Hazine ve Maliye Bakanı Mehmet Şimşek, katıldığı uluslararası toplantılarda ‘Türkiye’nin hikayesi’nin birçok yatırımcıyı etkilediğini öne sürse de kendi bakanlığı borç bulmakta bile zorlanıyor. Hazine ve Maliye Bakanlığı’nın paylaştığı iç borçlanma stratejisi raporuna göre Mayıs-Temmuz 2024 döneminde dış borç ödemelerine rağmen yeni bir dış borçlanma planlanmıyor.
MISIR’IN ARKASINDAYIZ
Rapora göre Hazine 3 aylık dönemde 733.3 milyarı iç borç, 140.7 milyarı dış borç olmak üzere toplam 874 milyar liralık borç ödeyecek. Buna karşın Hazine’nin aynı dönemdeki 874 milyar liralık finansman ihtiyacının 803.7 milyarı iç borçlanmayla, 70.3 milyar lirası da diğer kaynaklarla karşılanacak, herhangi bir dış borçlanma yapılmayacak. Kredi risk primindeki yükselişle Türkiye’nin borçlanma maliyetinin arttığı belirtiliyor. Ekonomist Mahfi Eğilmez de “Hazine’nin programında dış borç ödemesi var ama dış borçlanma yok. Bize borç veren mi yok, yoksa faizler yüksek olduğu için mi dış borçlanma yapılmıyor” diye sordu.

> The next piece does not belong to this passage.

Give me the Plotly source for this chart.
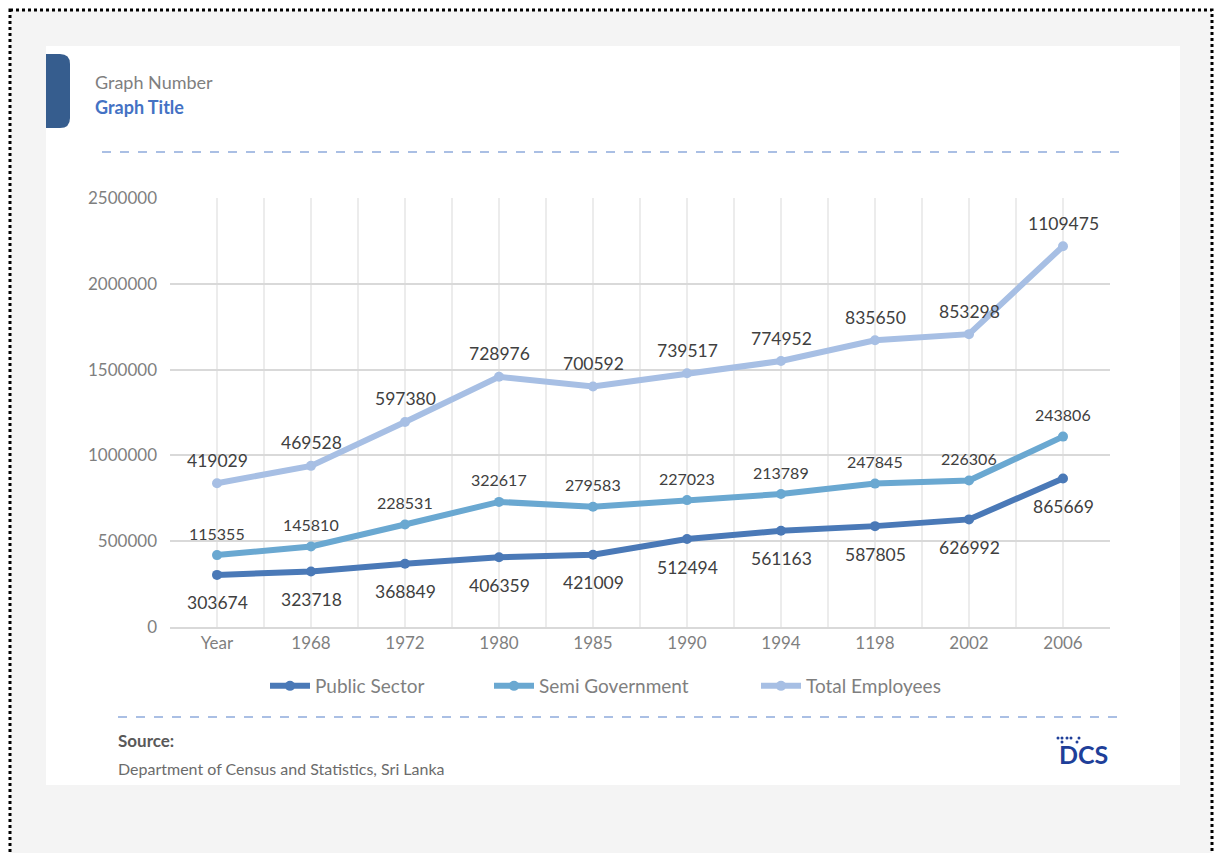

19 Mart’ta yapılan siyasi operasyonun ardından uluslararası sermaye de Şimşek’in başarı üretmeyen programını sorgulamaya başladı. Uluslararası danışmanlık şirketi Kearney’nin araştırmasında Türkiye, 2025’te yabancı yatırımcıların en güvendiği 25 ülke arasına giremedi. Üstelik Türkiye yalnızca 25 gelişmekte olan ülkenin sıralandığı listede bile 14’üncü sırada yer alarak Arjantin, Mısır ve Tayland’ın arkasında kaldı. Kearney İstanbul Ofisi Kıdemli Yöneticisi Emin Özuğur, Türkiye’nin çekim gücünü artırmasının makroekonomik istikrara ve şeffaf yönetime bağlı olduğuna vurgu yaparak sorun- ların kaynağını işaret etti.
Yabancının gözünde Filipinler ile aynı ligdeyiz
Türkiye’ye borç para vermeyen, tahvillerini satan uluslararası sermaye, Borsa İstanbul’a da ilgi göstermiyor. Borsaya beklenen yabancı para girişi güven erozyonu nedeniyle bir türlü gerçekleşmiyor. Böylece dünya piyasalarında Türk şirketlerinin payı da giderek azalıyor. Ekonomist Emre Akçakmak’ın grafiğine göre MSCI’nin gelişmekte olan ülkeleri kapsayan endeksindeki Türk hisselerinin payı 2000’de yüzde 3.7’ydi, bu yıl yüzde 0.5’e kadar indi. Endekste Türk hisselerinin payı Filipinler ve Şili ile aynı seviyede bulunuyor.